## To be done
Every line holding the string "this" should be gathered.

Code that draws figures

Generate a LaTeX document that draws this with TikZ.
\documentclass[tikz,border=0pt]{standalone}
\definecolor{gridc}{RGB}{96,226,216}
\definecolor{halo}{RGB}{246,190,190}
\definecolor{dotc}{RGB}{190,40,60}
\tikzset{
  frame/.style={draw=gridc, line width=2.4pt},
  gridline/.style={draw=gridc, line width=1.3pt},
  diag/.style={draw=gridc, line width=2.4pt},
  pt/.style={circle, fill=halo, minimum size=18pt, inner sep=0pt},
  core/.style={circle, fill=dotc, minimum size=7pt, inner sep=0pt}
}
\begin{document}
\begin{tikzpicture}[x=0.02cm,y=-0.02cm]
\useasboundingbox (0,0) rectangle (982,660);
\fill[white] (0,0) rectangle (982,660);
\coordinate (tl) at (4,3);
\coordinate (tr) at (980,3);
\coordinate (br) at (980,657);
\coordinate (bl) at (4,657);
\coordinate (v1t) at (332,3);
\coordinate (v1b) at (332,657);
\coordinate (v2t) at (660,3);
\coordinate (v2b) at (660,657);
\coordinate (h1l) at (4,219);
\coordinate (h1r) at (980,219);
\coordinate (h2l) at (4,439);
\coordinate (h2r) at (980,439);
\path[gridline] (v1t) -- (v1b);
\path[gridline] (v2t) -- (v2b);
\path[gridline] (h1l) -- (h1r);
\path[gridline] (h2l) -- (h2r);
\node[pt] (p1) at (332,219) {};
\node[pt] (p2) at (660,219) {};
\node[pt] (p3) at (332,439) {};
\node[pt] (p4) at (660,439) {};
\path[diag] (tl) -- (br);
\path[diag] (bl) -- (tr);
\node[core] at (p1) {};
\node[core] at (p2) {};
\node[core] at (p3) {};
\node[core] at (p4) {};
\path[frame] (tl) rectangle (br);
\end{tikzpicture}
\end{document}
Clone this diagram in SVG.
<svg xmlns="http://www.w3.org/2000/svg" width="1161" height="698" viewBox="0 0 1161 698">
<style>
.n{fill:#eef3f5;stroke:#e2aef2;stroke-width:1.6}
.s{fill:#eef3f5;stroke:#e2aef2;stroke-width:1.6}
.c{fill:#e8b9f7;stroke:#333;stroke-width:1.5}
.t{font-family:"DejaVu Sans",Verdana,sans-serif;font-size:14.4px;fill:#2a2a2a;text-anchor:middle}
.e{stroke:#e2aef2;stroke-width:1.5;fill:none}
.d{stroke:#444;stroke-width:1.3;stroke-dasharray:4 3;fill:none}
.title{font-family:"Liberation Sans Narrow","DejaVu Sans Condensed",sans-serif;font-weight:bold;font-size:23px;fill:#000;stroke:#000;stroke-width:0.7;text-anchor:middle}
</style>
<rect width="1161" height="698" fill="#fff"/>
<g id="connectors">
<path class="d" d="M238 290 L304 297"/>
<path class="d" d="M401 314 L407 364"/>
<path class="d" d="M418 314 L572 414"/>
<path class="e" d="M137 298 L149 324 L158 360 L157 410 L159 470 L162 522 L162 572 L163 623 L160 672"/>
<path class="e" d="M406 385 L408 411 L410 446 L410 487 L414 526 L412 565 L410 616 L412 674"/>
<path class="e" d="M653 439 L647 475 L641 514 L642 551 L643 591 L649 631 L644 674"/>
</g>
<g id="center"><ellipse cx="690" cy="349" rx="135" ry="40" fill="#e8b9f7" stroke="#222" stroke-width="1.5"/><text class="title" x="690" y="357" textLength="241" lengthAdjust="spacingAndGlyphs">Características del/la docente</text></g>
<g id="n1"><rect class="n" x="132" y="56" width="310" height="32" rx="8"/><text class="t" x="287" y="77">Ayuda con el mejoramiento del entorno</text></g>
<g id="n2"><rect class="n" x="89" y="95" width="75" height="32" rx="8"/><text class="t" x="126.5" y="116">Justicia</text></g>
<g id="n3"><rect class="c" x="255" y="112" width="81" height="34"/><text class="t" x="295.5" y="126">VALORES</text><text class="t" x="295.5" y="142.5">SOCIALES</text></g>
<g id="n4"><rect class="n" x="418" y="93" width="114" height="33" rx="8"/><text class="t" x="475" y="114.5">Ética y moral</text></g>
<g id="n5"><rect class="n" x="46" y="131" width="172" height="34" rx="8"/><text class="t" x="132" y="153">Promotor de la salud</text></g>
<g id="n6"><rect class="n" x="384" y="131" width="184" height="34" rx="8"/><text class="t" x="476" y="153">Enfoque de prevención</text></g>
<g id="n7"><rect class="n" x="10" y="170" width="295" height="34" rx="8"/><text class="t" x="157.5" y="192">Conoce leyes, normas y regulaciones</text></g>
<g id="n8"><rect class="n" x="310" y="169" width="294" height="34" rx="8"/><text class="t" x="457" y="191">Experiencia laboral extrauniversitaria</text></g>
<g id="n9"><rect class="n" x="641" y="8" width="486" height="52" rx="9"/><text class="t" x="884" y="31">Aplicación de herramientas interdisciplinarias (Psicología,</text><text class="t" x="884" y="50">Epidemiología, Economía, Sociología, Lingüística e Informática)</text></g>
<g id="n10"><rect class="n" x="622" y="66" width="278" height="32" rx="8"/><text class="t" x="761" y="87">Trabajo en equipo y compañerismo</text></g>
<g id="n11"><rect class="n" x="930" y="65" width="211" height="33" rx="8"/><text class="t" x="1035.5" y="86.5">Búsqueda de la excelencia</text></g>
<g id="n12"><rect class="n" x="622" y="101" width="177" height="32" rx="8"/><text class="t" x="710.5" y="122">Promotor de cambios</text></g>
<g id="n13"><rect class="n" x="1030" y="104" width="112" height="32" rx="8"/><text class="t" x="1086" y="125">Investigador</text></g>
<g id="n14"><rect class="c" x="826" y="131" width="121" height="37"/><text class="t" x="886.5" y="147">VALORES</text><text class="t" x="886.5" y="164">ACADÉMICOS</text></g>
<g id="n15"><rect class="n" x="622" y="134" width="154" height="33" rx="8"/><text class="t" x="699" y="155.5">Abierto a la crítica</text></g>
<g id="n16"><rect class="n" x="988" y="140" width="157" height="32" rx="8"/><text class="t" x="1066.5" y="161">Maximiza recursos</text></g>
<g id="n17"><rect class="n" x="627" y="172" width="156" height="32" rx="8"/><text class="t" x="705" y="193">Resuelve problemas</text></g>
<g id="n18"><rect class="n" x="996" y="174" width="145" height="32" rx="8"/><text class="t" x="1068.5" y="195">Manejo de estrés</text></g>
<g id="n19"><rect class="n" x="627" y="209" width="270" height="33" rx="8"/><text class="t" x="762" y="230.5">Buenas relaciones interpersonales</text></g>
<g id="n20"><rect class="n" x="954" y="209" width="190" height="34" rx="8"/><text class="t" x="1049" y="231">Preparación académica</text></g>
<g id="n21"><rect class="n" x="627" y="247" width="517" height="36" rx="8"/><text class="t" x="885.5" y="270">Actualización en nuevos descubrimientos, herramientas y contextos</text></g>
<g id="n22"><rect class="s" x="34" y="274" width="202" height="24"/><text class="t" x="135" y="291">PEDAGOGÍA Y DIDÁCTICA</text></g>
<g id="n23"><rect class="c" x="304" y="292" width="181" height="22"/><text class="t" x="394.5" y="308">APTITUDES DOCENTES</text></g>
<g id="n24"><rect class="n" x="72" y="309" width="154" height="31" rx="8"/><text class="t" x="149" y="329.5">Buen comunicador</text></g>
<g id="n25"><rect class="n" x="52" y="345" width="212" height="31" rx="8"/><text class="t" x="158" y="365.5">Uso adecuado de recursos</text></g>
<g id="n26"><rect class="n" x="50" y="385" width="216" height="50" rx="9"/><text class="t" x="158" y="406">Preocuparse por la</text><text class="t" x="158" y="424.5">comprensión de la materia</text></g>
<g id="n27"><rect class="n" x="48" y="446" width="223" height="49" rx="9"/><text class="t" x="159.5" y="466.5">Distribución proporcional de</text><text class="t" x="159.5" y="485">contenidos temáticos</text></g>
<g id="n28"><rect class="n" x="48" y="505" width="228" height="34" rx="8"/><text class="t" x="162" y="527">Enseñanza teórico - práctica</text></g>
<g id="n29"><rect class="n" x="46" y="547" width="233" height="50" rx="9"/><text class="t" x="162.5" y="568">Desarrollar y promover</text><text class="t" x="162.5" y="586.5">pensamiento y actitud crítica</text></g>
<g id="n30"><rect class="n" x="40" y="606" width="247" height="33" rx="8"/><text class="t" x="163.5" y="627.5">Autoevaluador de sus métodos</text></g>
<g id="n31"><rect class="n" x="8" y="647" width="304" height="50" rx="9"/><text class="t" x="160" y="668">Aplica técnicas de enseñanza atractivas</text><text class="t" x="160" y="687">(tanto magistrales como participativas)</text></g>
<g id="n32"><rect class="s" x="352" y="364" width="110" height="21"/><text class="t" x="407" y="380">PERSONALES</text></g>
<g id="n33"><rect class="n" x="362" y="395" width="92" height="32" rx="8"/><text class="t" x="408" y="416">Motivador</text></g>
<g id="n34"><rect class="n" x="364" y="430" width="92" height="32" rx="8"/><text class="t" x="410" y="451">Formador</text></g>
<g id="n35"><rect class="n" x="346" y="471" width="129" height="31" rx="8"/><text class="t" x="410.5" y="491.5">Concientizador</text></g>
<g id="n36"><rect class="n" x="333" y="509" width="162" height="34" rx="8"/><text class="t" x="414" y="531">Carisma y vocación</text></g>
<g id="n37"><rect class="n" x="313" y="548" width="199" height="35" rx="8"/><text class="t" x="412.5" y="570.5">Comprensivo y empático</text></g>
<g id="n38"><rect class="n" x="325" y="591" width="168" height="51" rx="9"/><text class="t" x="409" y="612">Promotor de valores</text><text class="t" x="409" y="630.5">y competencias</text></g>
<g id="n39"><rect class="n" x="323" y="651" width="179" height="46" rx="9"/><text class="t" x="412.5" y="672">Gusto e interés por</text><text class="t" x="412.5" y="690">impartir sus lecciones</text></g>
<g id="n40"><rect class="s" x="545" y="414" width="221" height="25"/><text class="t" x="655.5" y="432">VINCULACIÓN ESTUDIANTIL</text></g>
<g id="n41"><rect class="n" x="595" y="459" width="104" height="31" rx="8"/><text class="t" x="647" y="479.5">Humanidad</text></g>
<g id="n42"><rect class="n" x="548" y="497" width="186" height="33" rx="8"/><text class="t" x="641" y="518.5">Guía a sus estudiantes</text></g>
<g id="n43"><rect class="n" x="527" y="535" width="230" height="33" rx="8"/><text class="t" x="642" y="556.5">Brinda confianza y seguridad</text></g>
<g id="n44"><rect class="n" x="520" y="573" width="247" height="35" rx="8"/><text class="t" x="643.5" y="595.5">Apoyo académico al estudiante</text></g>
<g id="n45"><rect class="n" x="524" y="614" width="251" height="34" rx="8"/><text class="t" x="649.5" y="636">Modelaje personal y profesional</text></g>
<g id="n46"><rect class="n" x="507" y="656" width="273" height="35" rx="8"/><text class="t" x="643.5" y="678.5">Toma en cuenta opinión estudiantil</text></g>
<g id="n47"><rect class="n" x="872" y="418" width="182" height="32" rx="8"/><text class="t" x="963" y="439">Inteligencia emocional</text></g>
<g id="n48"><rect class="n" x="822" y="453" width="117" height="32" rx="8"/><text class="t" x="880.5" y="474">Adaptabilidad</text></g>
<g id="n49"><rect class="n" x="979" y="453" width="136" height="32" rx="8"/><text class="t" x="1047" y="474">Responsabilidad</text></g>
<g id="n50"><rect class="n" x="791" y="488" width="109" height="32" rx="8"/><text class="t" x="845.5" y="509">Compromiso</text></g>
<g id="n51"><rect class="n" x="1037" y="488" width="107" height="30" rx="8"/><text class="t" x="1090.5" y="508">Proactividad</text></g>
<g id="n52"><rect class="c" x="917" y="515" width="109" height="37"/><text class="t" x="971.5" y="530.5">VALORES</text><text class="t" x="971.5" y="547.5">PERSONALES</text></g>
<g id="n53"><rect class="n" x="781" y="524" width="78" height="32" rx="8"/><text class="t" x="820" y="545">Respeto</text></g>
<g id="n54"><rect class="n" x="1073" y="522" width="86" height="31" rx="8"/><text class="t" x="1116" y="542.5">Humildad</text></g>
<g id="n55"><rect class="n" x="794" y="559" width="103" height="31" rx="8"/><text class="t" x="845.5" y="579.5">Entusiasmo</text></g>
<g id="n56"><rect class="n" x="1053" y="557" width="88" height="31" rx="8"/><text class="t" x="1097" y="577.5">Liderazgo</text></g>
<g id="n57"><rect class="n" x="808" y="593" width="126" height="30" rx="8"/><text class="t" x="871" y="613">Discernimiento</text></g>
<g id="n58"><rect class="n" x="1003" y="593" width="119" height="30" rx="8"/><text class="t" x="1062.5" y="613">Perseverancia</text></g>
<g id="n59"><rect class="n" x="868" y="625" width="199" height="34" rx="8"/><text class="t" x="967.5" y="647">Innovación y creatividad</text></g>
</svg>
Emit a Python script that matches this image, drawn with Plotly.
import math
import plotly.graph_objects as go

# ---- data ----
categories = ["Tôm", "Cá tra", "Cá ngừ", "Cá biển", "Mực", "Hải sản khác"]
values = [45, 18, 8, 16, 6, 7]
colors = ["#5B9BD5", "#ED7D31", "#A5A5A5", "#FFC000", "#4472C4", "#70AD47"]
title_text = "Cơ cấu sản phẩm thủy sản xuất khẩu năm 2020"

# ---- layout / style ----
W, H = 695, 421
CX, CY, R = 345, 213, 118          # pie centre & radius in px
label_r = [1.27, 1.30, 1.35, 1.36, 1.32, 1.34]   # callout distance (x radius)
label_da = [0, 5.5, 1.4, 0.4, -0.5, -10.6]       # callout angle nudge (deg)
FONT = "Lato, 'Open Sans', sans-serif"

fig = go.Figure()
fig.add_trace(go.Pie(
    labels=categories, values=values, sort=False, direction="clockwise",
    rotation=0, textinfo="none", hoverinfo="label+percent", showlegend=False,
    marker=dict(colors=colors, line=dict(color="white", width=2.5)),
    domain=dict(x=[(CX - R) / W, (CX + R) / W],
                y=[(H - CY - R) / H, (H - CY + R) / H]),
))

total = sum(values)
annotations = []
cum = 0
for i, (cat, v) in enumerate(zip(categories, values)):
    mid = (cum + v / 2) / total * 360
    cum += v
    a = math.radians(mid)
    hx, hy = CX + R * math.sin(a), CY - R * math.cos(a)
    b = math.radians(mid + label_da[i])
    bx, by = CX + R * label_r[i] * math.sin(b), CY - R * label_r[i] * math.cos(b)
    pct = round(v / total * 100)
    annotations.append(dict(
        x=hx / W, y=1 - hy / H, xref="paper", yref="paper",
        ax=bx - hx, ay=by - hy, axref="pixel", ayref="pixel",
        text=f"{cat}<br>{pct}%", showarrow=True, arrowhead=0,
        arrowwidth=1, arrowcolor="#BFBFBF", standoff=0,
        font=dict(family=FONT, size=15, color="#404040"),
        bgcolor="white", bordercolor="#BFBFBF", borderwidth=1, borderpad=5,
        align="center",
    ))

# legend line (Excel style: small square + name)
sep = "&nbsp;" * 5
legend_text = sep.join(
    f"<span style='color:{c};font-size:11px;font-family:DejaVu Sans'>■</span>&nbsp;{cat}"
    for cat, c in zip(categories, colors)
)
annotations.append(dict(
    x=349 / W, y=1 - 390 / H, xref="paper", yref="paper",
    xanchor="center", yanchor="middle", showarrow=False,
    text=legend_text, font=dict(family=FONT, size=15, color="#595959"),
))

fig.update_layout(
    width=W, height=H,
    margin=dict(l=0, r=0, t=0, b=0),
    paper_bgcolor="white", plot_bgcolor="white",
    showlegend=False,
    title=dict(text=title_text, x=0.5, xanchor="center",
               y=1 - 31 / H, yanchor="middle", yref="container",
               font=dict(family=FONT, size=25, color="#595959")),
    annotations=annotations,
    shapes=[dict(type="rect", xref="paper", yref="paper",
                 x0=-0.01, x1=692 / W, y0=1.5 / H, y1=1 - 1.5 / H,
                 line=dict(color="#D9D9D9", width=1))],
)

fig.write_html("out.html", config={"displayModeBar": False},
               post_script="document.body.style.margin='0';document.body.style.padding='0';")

## The completed task
Generate a LaTeX document that draws this with TikZ.
Clone this diagram in SVG.
Emit a Python script that matches this image, drawn with Plotly.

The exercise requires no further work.